======== The input ========
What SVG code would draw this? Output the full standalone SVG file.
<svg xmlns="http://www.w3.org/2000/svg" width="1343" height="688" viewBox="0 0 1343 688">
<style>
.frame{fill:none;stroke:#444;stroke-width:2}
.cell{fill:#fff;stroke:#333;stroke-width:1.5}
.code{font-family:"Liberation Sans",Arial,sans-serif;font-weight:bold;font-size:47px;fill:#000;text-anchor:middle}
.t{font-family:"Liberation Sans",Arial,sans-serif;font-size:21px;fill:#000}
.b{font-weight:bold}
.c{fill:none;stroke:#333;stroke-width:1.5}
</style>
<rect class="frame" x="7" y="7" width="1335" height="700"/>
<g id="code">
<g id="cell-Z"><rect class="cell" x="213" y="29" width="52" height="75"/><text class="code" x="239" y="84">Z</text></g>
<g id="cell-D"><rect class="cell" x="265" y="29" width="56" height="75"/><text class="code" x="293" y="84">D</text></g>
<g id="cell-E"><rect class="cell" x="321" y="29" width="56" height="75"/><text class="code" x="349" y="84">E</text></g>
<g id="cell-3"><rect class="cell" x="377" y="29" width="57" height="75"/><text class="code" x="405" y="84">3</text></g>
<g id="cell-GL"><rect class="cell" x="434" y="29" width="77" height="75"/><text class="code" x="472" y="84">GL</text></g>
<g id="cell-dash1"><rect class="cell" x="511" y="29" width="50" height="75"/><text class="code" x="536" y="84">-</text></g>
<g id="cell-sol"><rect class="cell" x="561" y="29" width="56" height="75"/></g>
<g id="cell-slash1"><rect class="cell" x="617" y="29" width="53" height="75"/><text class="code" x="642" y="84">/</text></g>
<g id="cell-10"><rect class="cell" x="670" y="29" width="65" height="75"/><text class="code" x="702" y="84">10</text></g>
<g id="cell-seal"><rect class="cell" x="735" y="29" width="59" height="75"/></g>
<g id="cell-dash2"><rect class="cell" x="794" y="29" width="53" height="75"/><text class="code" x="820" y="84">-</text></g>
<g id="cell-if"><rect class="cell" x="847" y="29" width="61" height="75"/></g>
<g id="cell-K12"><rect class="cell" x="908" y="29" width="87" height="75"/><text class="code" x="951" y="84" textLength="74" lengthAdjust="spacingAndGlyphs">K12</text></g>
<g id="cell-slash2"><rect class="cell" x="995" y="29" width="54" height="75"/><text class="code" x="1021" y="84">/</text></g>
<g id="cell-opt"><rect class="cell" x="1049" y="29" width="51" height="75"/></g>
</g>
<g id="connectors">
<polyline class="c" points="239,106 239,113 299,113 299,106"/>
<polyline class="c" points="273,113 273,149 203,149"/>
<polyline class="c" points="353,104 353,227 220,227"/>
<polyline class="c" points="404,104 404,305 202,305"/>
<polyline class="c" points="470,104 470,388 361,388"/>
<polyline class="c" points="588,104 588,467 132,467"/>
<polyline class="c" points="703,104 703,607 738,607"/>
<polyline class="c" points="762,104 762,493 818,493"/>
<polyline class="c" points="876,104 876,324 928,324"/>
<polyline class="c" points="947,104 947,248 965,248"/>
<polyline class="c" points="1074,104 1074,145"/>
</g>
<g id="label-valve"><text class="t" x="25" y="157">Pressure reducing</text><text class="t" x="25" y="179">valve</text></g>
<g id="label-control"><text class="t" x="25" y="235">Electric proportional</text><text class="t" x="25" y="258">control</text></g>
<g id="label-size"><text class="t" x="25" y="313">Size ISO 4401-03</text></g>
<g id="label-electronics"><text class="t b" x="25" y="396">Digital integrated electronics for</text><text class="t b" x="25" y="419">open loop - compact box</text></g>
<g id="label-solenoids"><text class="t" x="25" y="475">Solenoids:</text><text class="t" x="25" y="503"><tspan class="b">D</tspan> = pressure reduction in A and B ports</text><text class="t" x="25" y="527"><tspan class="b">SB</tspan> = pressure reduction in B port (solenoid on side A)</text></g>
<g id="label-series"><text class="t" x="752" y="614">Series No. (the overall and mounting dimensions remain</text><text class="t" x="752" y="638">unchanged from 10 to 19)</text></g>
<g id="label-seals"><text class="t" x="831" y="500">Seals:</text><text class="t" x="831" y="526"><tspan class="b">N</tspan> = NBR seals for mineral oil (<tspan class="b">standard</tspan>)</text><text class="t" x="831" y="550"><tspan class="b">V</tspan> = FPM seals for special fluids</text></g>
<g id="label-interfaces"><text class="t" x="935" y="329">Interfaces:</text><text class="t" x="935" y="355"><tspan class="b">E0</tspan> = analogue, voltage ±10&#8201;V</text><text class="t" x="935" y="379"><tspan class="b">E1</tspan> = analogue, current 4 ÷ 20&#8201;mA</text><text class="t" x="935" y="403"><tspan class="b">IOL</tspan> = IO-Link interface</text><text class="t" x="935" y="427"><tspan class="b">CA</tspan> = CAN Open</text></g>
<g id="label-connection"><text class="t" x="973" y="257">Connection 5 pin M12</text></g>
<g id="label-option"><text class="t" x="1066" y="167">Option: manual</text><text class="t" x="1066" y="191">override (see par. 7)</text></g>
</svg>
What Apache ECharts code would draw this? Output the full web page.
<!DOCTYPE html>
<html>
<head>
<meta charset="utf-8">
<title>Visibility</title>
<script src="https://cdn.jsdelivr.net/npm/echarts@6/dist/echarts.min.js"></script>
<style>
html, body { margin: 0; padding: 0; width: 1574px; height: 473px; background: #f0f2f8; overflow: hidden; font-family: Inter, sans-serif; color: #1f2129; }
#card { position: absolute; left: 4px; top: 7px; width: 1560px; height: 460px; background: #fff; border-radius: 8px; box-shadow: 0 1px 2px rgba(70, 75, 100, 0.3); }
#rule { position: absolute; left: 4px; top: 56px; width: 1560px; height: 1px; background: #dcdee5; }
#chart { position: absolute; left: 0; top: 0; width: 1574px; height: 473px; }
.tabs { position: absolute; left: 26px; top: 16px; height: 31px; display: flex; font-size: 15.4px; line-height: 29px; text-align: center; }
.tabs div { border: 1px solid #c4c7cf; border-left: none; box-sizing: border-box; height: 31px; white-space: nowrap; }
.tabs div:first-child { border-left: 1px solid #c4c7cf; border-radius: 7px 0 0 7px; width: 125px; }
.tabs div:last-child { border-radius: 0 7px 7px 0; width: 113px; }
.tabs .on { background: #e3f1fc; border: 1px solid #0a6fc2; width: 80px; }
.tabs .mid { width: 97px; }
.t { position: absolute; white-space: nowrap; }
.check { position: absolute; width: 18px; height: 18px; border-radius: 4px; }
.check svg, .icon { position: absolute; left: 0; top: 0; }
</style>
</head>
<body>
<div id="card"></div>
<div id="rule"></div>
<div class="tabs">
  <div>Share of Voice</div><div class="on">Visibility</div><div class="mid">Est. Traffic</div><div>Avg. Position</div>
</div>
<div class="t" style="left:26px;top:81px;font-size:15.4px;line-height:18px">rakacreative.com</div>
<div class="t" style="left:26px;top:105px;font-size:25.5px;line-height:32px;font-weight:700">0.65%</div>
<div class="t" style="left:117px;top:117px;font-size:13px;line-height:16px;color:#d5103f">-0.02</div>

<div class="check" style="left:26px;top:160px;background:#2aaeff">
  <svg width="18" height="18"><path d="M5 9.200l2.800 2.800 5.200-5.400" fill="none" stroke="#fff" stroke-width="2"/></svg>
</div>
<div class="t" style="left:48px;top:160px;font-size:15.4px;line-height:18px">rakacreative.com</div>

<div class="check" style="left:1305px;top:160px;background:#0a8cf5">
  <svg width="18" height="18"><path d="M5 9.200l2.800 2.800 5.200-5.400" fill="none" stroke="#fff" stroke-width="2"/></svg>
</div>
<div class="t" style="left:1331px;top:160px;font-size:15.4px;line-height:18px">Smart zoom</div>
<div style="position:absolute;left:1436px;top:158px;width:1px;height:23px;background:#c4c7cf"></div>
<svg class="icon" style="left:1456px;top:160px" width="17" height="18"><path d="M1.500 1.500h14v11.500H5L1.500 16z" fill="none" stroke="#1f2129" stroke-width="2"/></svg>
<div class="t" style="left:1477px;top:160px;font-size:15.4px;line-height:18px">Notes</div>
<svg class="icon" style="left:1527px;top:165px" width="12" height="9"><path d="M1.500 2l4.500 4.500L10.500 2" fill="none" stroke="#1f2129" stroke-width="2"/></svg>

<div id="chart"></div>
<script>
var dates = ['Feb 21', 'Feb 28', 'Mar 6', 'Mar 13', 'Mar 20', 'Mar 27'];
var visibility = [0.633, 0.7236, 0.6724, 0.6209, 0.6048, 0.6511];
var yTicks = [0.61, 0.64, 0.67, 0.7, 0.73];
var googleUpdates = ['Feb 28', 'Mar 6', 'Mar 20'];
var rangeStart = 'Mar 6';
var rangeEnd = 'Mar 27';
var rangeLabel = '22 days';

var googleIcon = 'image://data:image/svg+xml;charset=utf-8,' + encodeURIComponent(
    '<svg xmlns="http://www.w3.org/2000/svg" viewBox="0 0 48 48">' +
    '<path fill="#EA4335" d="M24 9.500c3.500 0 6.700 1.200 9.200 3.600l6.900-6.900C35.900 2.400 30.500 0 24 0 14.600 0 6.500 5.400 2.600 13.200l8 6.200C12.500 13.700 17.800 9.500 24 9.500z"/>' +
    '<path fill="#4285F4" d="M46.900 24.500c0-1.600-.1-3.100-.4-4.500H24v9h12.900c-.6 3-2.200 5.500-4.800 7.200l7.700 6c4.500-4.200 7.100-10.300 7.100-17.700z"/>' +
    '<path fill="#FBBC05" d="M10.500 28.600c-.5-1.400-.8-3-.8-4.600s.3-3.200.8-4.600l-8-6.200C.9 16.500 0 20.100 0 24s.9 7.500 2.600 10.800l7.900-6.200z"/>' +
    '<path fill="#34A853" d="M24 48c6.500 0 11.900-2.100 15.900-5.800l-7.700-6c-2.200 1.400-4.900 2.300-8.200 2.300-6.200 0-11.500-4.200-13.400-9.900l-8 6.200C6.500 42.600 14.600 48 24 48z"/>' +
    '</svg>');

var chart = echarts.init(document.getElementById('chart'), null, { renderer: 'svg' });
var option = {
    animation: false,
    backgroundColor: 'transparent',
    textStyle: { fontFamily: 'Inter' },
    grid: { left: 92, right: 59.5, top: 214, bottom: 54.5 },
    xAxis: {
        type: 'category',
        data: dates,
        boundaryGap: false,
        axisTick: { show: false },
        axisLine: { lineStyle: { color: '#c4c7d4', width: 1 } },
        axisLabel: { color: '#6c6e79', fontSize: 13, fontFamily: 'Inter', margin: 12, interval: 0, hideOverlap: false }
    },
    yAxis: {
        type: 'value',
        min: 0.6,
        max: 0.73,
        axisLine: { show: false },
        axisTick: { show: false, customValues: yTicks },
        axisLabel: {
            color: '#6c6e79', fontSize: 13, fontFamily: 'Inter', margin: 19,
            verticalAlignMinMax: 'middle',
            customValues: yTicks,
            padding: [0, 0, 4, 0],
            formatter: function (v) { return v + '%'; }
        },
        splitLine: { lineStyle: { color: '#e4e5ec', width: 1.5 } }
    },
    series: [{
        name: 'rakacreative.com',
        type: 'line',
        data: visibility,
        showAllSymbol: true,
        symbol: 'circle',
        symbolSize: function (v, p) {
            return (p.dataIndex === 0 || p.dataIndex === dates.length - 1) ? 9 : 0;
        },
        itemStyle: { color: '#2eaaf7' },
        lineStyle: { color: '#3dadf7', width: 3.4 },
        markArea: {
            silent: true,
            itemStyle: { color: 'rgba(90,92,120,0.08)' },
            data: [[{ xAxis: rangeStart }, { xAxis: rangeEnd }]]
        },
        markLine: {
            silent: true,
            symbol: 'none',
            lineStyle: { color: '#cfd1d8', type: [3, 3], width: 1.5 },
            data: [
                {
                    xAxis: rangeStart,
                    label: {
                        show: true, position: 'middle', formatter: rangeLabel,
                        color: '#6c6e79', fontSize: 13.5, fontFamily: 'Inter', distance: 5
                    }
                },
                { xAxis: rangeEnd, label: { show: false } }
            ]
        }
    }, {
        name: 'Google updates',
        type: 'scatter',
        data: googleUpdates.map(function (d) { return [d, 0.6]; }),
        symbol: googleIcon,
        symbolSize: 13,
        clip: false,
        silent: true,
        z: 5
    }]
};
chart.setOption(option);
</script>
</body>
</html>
========
Show the lines of the records that include the string "What".

Right answer:
What SVG code would draw this? Output the full standalone SVG file.
What Apache ECharts code would draw this? Output the full web page.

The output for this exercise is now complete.